IGP protocols register to the BGP Next-hop tracking process (Similar to IGP to BFD registration right ? )
When R1 learns the link failure between R4-R6, it immediately changes the BGP next hop for the 192.168.0.0/24 prefix to the R5. This switchover is done in less than a second regardless of the number of prefixes. Which mean even though you have million of BGP prefixes which need to be updated, still sub second convergence. (In this example for the simplicity only 192.168.0.0/24 prefix) – BGP PIC edge in case of edge link fails and ASBR set’s next-hop self –
When R4 sets BGP next hop to it self (It is done by setting the loopback as next-hop), since the loopback interface won’t go down, even though R1 learns the link failure (if the R4-R6 link is redistributed into IGP) from IGP, it doesn’t trigger BGP next-hop tracking to fails the BGP next hop , because BGP next hop for the 192.168.0.0/24 prefix is not the R4-R6 link address but the R4 loopback.

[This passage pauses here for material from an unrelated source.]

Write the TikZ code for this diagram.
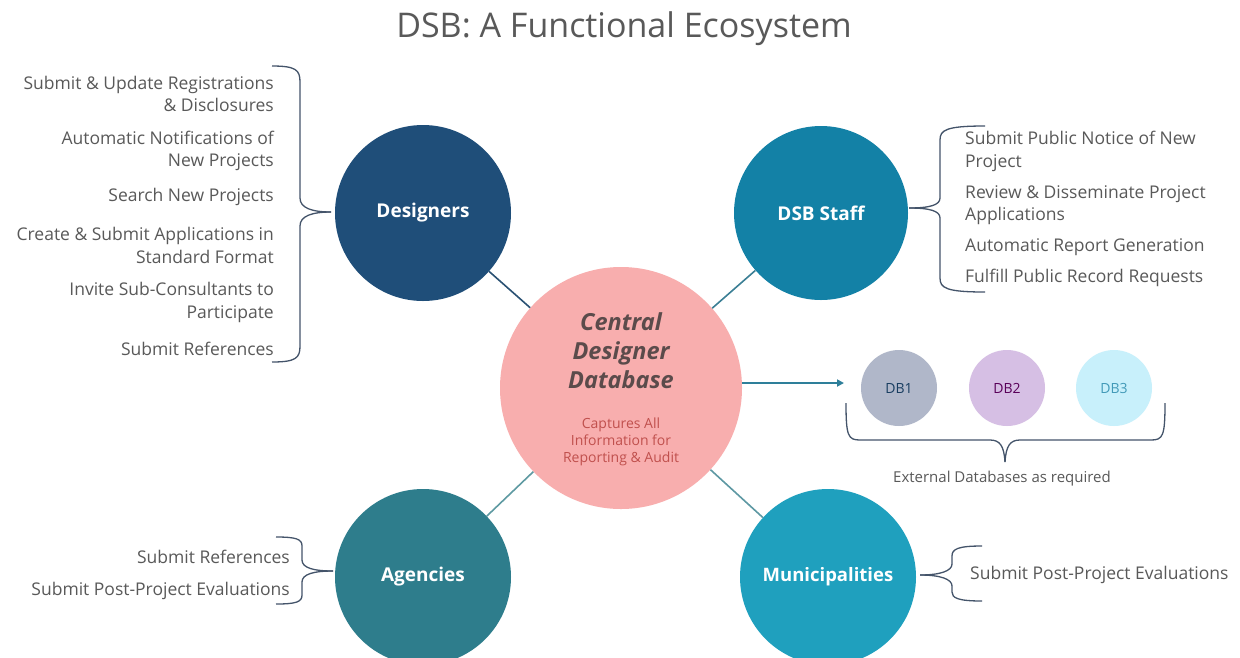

In this case R1 continue to send the traffic for the 192.168.0.0/24 prefix to the R4. But since the link between R4-R6 fails, when R4 receives the traffic destined to 192.168.0.0/24, it should send towards R5 immediately. (That’s why in the beginning I said, not only Ingress nodes, but also ASBRs should learn the alternate next-hop)
When do you set next-hop self on the edge BGP node ?
In MPLS VPN environment it is the best practice and almost mandatory to set the BGP next hop to the PE loopback. With that, transport LSP can be created to that PE loopback. So far in the examples, BGP PIC edge protected the link failures. – BGP PIC edge in case of edge node failure – What if R4 fails ? How R1 would reach to that failure ?
In case R4 fails, IGP will trigger the BGP Next-hop tracking and R1 can change the next-hop as R5 for all the BGP prefixes. Convergence is again sub-second regardless of a number of BGP prefixes.
BGP PIC Edge Conclusion :
- BGP PIC – Prefix Independent Convergence is a BGP data plane convergence mechanism , not a control plane. Thus convergence time is only related with IGP convergence and prefix independent. If you have 500K full internet routing table, all of them will be installed in the FIB before the failure as a backup route and when the failure happens, next BGP next hop is used immediately.
- BGP PIC is also known as BGP Fast Reroute.
- BGP PIC is very suitable for MPLS VPN service, especially when the customer pay and ask tight convergence time in any failure.
- When BGP PIC is enabled, adding backup path for the million pf prefixes require additional memory and CPU, thats why resources should be monitored carefully
- BGP PIC is not necessarily only a BGP feature though. Since BGP can take advantage of recursion, hierarchical data plane arrangement. It is also not a Cisco proprietary protocol, most of the vendors implement BGP PIC today, Juniper is implementing BGP PIC as well, you can read it from here.
- In an IP environment without tunneling (GRE, L2tpv3,IPinIP) or encapsulation (MPLS) intermediate nodes which are not converged yet would send the packet back to R4 since they would think that R4 is still reachable so it would be temporary loop. In the case of MPLS or other tunneling mechanisms intermediate nodes wouldn’t need BGP so they would just send packet to second best path as per the R4 request.